MATERIAL ::
•••••
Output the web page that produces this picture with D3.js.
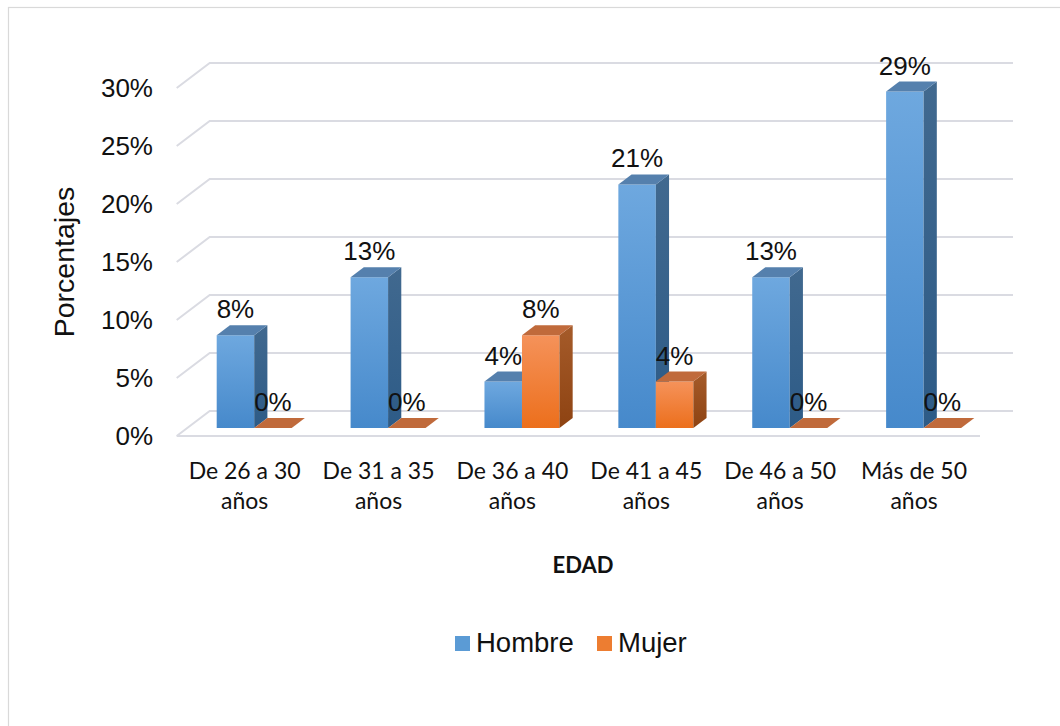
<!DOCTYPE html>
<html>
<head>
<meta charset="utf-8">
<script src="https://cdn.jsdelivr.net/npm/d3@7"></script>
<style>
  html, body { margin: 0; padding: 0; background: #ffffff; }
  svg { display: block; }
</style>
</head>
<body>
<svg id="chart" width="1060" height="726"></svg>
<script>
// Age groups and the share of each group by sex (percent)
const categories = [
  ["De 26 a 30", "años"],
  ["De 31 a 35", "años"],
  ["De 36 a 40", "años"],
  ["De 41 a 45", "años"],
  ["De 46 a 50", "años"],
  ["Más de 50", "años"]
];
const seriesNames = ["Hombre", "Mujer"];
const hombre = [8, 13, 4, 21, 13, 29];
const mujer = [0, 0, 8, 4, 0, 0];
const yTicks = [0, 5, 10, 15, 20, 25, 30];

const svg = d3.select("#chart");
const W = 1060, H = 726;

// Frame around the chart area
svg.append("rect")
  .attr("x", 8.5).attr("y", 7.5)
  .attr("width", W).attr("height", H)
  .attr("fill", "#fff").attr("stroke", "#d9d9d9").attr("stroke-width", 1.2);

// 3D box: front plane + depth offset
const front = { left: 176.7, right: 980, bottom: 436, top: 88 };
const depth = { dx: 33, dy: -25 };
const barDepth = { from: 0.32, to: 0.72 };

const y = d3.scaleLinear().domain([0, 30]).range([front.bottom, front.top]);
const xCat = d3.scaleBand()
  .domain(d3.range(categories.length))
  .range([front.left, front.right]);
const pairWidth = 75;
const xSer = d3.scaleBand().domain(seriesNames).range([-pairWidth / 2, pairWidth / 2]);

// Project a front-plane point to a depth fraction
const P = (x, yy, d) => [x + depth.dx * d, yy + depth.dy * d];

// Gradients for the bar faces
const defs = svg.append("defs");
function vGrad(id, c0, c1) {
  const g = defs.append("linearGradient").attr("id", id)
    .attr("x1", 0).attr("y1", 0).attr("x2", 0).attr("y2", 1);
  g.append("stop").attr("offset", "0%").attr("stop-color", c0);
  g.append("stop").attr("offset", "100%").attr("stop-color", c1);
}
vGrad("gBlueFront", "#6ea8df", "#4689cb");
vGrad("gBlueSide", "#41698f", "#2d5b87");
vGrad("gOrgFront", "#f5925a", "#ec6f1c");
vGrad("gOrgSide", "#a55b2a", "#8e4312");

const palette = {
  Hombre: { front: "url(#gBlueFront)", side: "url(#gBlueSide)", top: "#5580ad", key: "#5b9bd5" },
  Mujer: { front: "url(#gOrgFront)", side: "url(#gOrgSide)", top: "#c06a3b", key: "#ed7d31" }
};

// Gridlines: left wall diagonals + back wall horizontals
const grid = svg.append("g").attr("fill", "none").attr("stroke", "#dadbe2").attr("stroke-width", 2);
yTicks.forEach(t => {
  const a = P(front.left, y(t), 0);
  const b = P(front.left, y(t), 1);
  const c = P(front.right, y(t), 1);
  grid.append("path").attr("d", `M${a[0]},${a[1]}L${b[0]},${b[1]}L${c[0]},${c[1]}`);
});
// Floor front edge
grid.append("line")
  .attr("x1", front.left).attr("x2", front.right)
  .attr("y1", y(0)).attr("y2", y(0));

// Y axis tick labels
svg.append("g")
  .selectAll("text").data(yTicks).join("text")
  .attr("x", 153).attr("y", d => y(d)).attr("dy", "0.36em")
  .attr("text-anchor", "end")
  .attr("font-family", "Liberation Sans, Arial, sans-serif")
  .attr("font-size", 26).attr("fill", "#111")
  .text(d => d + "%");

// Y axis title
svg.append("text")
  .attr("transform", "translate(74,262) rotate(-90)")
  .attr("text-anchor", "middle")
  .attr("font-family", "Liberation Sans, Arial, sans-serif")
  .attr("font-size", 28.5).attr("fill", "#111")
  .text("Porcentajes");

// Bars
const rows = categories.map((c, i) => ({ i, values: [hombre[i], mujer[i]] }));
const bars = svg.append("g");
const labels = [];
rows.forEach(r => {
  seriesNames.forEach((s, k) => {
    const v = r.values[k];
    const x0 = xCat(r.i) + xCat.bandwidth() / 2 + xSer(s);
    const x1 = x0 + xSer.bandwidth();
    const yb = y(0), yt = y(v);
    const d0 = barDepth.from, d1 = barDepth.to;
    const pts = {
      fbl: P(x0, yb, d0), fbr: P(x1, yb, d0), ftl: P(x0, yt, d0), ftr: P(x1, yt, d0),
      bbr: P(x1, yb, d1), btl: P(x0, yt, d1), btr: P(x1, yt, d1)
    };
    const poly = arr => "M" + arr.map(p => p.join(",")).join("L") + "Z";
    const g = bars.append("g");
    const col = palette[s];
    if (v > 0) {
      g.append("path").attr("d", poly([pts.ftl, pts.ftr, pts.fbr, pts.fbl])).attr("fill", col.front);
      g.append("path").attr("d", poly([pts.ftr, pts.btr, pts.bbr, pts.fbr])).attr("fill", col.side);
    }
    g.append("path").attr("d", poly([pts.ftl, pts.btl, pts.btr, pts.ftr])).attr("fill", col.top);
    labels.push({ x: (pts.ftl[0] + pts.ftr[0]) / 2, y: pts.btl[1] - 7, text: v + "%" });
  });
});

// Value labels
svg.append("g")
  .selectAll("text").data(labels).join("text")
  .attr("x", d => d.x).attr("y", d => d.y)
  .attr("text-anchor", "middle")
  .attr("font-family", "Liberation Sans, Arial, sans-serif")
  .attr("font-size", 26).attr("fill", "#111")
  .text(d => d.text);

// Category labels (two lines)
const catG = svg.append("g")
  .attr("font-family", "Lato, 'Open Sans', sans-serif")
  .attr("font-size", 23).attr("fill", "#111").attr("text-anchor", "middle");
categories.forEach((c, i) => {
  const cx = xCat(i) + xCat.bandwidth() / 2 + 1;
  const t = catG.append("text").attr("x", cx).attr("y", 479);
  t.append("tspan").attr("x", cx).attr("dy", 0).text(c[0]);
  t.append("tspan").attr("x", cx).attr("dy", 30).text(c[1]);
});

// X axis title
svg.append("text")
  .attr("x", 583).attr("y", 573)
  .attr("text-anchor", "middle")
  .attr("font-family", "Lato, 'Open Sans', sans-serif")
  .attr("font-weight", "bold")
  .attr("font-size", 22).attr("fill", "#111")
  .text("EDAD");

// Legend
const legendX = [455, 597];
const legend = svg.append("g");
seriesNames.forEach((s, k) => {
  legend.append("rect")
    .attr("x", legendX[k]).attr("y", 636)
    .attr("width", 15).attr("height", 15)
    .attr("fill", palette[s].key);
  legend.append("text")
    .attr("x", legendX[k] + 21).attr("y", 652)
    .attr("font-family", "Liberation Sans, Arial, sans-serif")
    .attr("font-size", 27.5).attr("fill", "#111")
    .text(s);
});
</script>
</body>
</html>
•••••
INSTRUCTIONS TO FOLLOW ::
Make an exact copy of the data, leaving its pictures out.

FULL SOLUTION ::
Output the web page that produces this picture with D3.js.
<!DOCTYPE html>
<html>
<head>
<meta charset="utf-8">
<script src="https://cdn.jsdelivr.net/npm/d3@7"></script>
<style>
  html, body { margin: 0; padding: 0; background: #ffffff; }
  svg { display: block; }
</style>
</head>
<body>
<svg id="chart" width="1060" height="726"></svg>
<script>
// Age groups and the share of each group by sex (percent)
const categories = [
  ["De 26 a 30", "años"],
  ["De 31 a 35", "años"],
  ["De 36 a 40", "años"],
  ["De 41 a 45", "años"],
  ["De 46 a 50", "años"],
  ["Más de 50", "años"]
];
const seriesNames = ["Hombre", "Mujer"];
const hombre = [8, 13, 4, 21, 13, 29];
const mujer = [0, 0, 8, 4, 0, 0];
const yTicks = [0, 5, 10, 15, 20, 25, 30];

const svg = d3.select("#chart");
const W = 1060, H = 726;

// Frame around the chart area
svg.append("rect")
  .attr("x", 8.5).attr("y", 7.5)
  .attr("width", W).attr("height", H)
  .attr("fill", "#fff").attr("stroke", "#d9d9d9").attr("stroke-width", 1.2);

// 3D box: front plane + depth offset
const front = { left: 176.7, right: 980, bottom: 436, top: 88 };
const depth = { dx: 33, dy: -25 };
const barDepth = { from: 0.32, to: 0.72 };

const y = d3.scaleLinear().domain([0, 30]).range([front.bottom, front.top]);
const xCat = d3.scaleBand()
  .domain(d3.range(categories.length))
  .range([front.left, front.right]);
const pairWidth = 75;
const xSer = d3.scaleBand().domain(seriesNames).range([-pairWidth / 2, pairWidth / 2]);

// Project a front-plane point to a depth fraction
const P = (x, yy, d) => [x + depth.dx * d, yy + depth.dy * d];

// Gradients for the bar faces
const defs = svg.append("defs");
function vGrad(id, c0, c1) {
  const g = defs.append("linearGradient").attr("id", id)
    .attr("x1", 0).attr("y1", 0).attr("x2", 0).attr("y2", 1);
  g.append("stop").attr("offset", "0%").attr("stop-color", c0);
  g.append("stop").attr("offset", "100%").attr("stop-color", c1);
}
vGrad("gBlueFront", "#6ea8df", "#4689cb");
vGrad("gBlueSide", "#41698f", "#2d5b87");
vGrad("gOrgFront", "#f5925a", "#ec6f1c");
vGrad("gOrgSide", "#a55b2a", "#8e4312");

const palette = {
  Hombre: { front: "url(#gBlueFront)", side: "url(#gBlueSide)", top: "#5580ad", key: "#5b9bd5" },
  Mujer: { front: "url(#gOrgFront)", side: "url(#gOrgSide)", top: "#c06a3b", key: "#ed7d31" }
};

// Gridlines: left wall diagonals + back wall horizontals
const grid = svg.append("g").attr("fill", "none").attr("stroke", "#dadbe2").attr("stroke-width", 2);
yTicks.forEach(t => {
  const a = P(front.left, y(t), 0);
  const b = P(front.left, y(t), 1);
  const c = P(front.right, y(t), 1);
  grid.append("path").attr("d", `M${a[0]},${a[1]}L${b[0]},${b[1]}L${c[0]},${c[1]}`);
});
// Floor front edge
grid.append("line")
  .attr("x1", front.left).attr("x2", front.right)
  .attr("y1", y(0)).attr("y2", y(0));

// Y axis tick labels
svg.append("g")
  .selectAll("text").data(yTicks).join("text")
  .attr("x", 153).attr("y", d => y(d)).attr("dy", "0.36em")
  .attr("text-anchor", "end")
  .attr("font-family", "Liberation Sans, Arial, sans-serif")
  .attr("font-size", 26).attr("fill", "#111")
  .text(d => d + "%");

// Y axis title
svg.append("text")
  .attr("transform", "translate(74,262) rotate(-90)")
  .attr("text-anchor", "middle")
  .attr("font-family", "Liberation Sans, Arial, sans-serif")
  .attr("font-size", 28.5).attr("fill", "#111")
  .text("Porcentajes");

// Bars
const rows = categories.map((c, i) => ({ i, values: [hombre[i], mujer[i]] }));
const bars = svg.append("g");
const labels = [];
rows.forEach(r => {
  seriesNames.forEach((s, k) => {
    const v = r.values[k];
    const x0 = xCat(r.i) + xCat.bandwidth() / 2 + xSer(s);
    const x1 = x0 + xSer.bandwidth();
    const yb = y(0), yt = y(v);
    const d0 = barDepth.from, d1 = barDepth.to;
    const pts = {
      fbl: P(x0, yb, d0), fbr: P(x1, yb, d0), ftl: P(x0, yt, d0), ftr: P(x1, yt, d0),
      bbr: P(x1, yb, d1), btl: P(x0, yt, d1), btr: P(x1, yt, d1)
    };
    const poly = arr => "M" + arr.map(p => p.join(",")).join("L") + "Z";
    const g = bars.append("g");
    const col = palette[s];
    if (v > 0) {
      g.append("path").attr("d", poly([pts.ftl, pts.ftr, pts.fbr, pts.fbl])).attr("fill", col.front);
      g.append("path").attr("d", poly([pts.ftr, pts.btr, pts.bbr, pts.fbr])).attr("fill", col.side);
    }
    g.append("path").attr("d", poly([pts.ftl, pts.btl, pts.btr, pts.ftr])).attr("fill", col.top);
    labels.push({ x: (pts.ftl[0] + pts.ftr[0]) / 2, y: pts.btl[1] - 7, text: v + "%" });
  });
});

// Value labels
svg.append("g")
  .selectAll("text").data(labels).join("text")
  .attr("x", d => d.x).attr("y", d => d.y)
  .attr("text-anchor", "middle")
  .attr("font-family", "Liberation Sans, Arial, sans-serif")
  .attr("font-size", 26).attr("fill", "#111")
  .text(d => d.text);

// Category labels (two lines)
const catG = svg.append("g")
  .attr("font-family", "Lato, 'Open Sans', sans-serif")
  .attr("font-size", 23).attr("fill", "#111").attr("text-anchor", "middle");
categories.forEach((c, i) => {
  const cx = xCat(i) + xCat.bandwidth() / 2 + 1;
  const t = catG.append("text").attr("x", cx).attr("y", 479);
  t.append("tspan").attr("x", cx).attr("dy", 0).text(c[0]);
  t.append("tspan").attr("x", cx).attr("dy", 30).text(c[1]);
});

// X axis title
svg.append("text")
  .attr("x", 583).attr("y", 573)
  .attr("text-anchor", "middle")
  .attr("font-family", "Lato, 'Open Sans', sans-serif")
  .attr("font-weight", "bold")
  .attr("font-size", 22).attr("fill", "#111")
  .text("EDAD");

// Legend
const legendX = [455, 597];
const legend = svg.append("g");
seriesNames.forEach((s, k) => {
  legend.append("rect")
    .attr("x", legendX[k]).attr("y", 636)
    .attr("width", 15).attr("height", 15)
    .attr("fill", palette[s].key);
  legend.append("text")
    .attr("x", legendX[k] + 21).attr("y", 652)
    .attr("font-family", "Liberation Sans, Arial, sans-serif")
    .attr("font-size", 27.5).attr("fill", "#111")
    .text(s);
});
</script>
</body>
</html>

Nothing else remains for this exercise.